593. And then is it plain how, in respect of all the objects lower than the mind, Augustine does not posit an image in the mind, because no other object is an image of God, with respect to whom most of all (and with respect to his image secondarily) there is an image in the mind, as far as concerns the likeness which is had from the object.

3. Corollary

594. From these points appears, by way of corollary, why in the sensitive part there is no image. First, because there is not a consubstantiality there of things operating, or of the totality of them taken along with their operations, because the principle of sensing is not only something of the soul but something composed of soul and part of the body (and a part thus physically constituted55), which is the whole organ.a Likewise, the principle of desiring of the sense appetite is not something of the soul alone, but is similarly composite. These two, which the operations are of, are not consubstantial, because although these powers of the soul are in the same essence, and are perhaps the same as the essence of the soul, yet they are not total causes of operation (namely the whole organs themselves), because the parts of the body are not consubstantial, neither among themselves nor with the powers of the soul.

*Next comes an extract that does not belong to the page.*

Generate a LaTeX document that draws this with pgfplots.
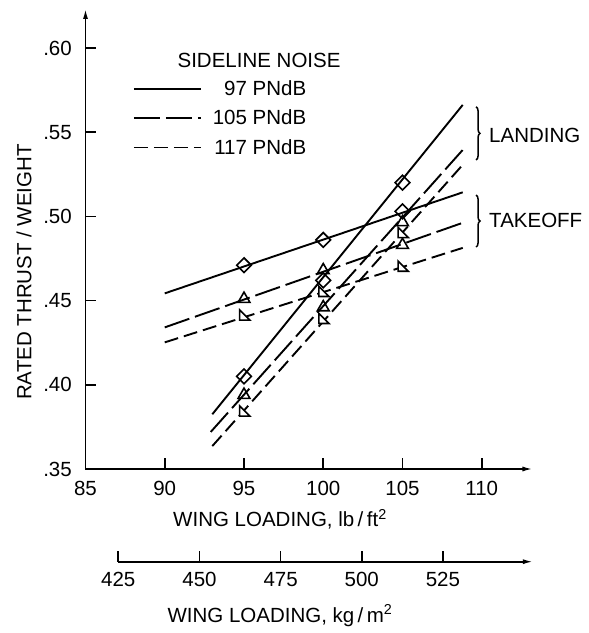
\documentclass[border=0pt]{standalone}
\usepackage{fontspec}
\setmainfont{Liberation Sans}
\usepackage{pgfplots}
\pgfplotsset{compat=1.18}
\usetikzlibrary{decorations.pathreplacing,arrows.meta}

% right-angled triangle used for the 117 PNdB symbols
\pgfdeclareplotmark{rtri}{%
  \pgfpathmoveto{\pgfqpoint{-.75\pgfplotmarksize}{\pgfplotmarksize}}%
  \pgfpathlineto{\pgfqpoint{-.75\pgfplotmarksize}{-.75\pgfplotmarksize}}%
  \pgfpathlineto{\pgfqpoint{\pgfplotmarksize}{-.75\pgfplotmarksize}}%
  \pgfpathclose
  \pgfusepathqfillstroke
}

\tikzset{
  n97/.style={black, line width=1.9bp},
  n105/.style={black, line width=1.9bp, dash pattern=on 26bp off 6bp},
  n117/.style={black, line width=1.9bp, dash pattern=on 14bp off 6bp},
}

\begin{document}
\begin{tikzpicture}[font=\fontsize{20.5bp}{24bp}\selectfont]
\useasboundingbox (-85.5bp,-164bp) rectangle (503.5bp,469bp);

% lb/ft^2 scale with the data
\begin{axis}[
  x=15.85bp, y=1684bp,
  xmin=85, xmax=113.2, ymin=0.35, ymax=0.6232,
  clip=false,
  axis lines=left,
  axis line style={line width=1.6bp},
  x axis line style={-{Latex[length=10bp,width=5bp]}},
  y axis line style={-{Latex[length=10bp,width=5bp]}},
  tick align=inside, major tick length=10.5bp,
  tick style={line width=1.6bp, black},
  xtick={85,90,95,100,105,110},
  xticklabels={85,90,95,100,105,110},
  ytick={0.35,0.40,0.45,0.50,0.55,0.60},
  yticklabels={.35,.40,.45,.50,.55,.60},
  xticklabel style={anchor=north, inner sep=0pt, yshift=-11.7bp},
  yticklabel style={anchor=east, inner sep=0pt, xshift=-13.5bp},
  legend image code/.code={\draw (0bp,0bp) -- (67bp,0bp);},
  legend cell align=right,
  legend style={draw=none, fill=none, at={(0.1061,0.8441)}, anchor=north west,
    inner sep=0pt, outer sep=0pt, row sep=13bp, column sep=11bp,
    nodes={inner sep=0pt}},
]
% takeoff lines
\addplot[n97, forget plot]  coordinates {(90,0.4543) (108.8,0.5143)};
\addplot[n105, forget plot] coordinates {(90,0.4341) (108.8,0.4962)};
\addplot[n117, forget plot] coordinates {(90,0.4252) (108.8,0.4813)};
% landing lines
\addplot[n97, forget plot]  coordinates {(93,0.3825) (108.8,0.5662)};
\addplot[n105, forget plot] coordinates {(92.9,0.3720) (108.85,0.5400)};
\addplot[n117, forget plot] coordinates {(93,0.3636) (108.9,0.5317)};

% symbols, 97 PNdB
\addplot[only marks, forget plot, mark=square, mark size=5.2bp,
  mark options={rotate=45, fill=white, line width=1.6bp, solid}]
  coordinates {(95,0.471) (100,0.486) (105,0.503)
               (95,0.405) (100,0.462) (105,0.520)};
% symbols, 105 PNdB
\addplot[only marks, forget plot, mark=triangle, mark size=6.8bp,
  mark options={fill=white, line width=1.6bp, solid}]
  coordinates {(95,0.451) (100,0.468) (105,0.483)
               (95,0.394) (100,0.446) (105,0.4965)};
% symbols, 117 PNdB
\addplot[only marks, forget plot, mark=rtri, mark size=5.8bp,
  mark options={fill=white, line width=1.6bp, solid}]
  coordinates {(95,0.441) (100,0.455) (105,0.470)
               (95,0.384) (100,0.439) (105,0.490)};

\addlegendimage{n97}  \addlegendentry{97 PNdB}
\addlegendimage{n105} \addlegendentry{105 PNdB}
\addlegendimage{n117} \addlegendentry{117 PNdB}

\node at (axis cs:95.95,0.5929) {SIDELINE NOISE};

\draw[line width=1.5bp, decorate, decoration={brace, amplitude=4bp}]
  (axis cs:109.64,0.5651) -- (axis cs:109.64,0.5335);
\draw[line width=1.5bp, decorate, decoration={brace, amplitude=4bp}]
  (axis cs:109.64,0.5127) -- (axis cs:109.64,0.4818);
\node[anchor=west, inner sep=0pt] at (axis cs:110.46,0.5483) {LANDING};
\node[anchor=west, inner sep=0pt] at (axis cs:110.46,0.4976) {TAKEOFF};

\node[anchor=base] at (axis cs:97.27,0.3156) {WING LOADING, lb\,/\,ft\textsuperscript{2}};
\node[rotate=90, anchor=center] at (axis cs:81.12,0.467) {RATED THRUST / WEIGHT};
\end{axis}

% kg/m^2 scale
\begin{axis}[
  at={(32.8bp,-92.7bp)}, anchor=south west,
  x=3.2464bp, y=1bp,
  xmin=425, xmax=552.7, ymin=0, ymax=1,
  clip=false,
  axis x line=bottom, axis y line=none,
  axis line style={line width=1.6bp},
  x axis line style={-{Latex[length=10bp,width=5bp]}},
  tick align=inside, major tick length=10.5bp,
  tick style={line width=1.6bp, black},
  xtick={425,450,475,500,525},
  xticklabels={425,450,475,500,525},
  xticklabel style={anchor=north, inner sep=0pt, yshift=-10bp},
]
\addplot[draw=none] coordinates {(450,0)};
\node[anchor=base] at (axis cs:474.8,-60.3) {WING LOADING, kg\,/\,m\textsuperscript{2}};
\end{axis}
\end{tikzpicture}
\end{document}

a.a [Note by Scotus] Note, the proximate reason for receiving a sensation is some simple entity, neither namely something of the soul nor even a thus physically constituted body, but the form of the whole organ (which is called form as the quiddity is the form of the supposit, and not as an informing form).

595. Likewise, in the sense part there is not a double mode of originating, because just as the sense senses naturally, so the sense appetite desires naturally; hence according to John Damascene, On the Orthodox Faith 2.27 (seek for it), the brutes in their actions do not ‘act’ but are ‘acted’.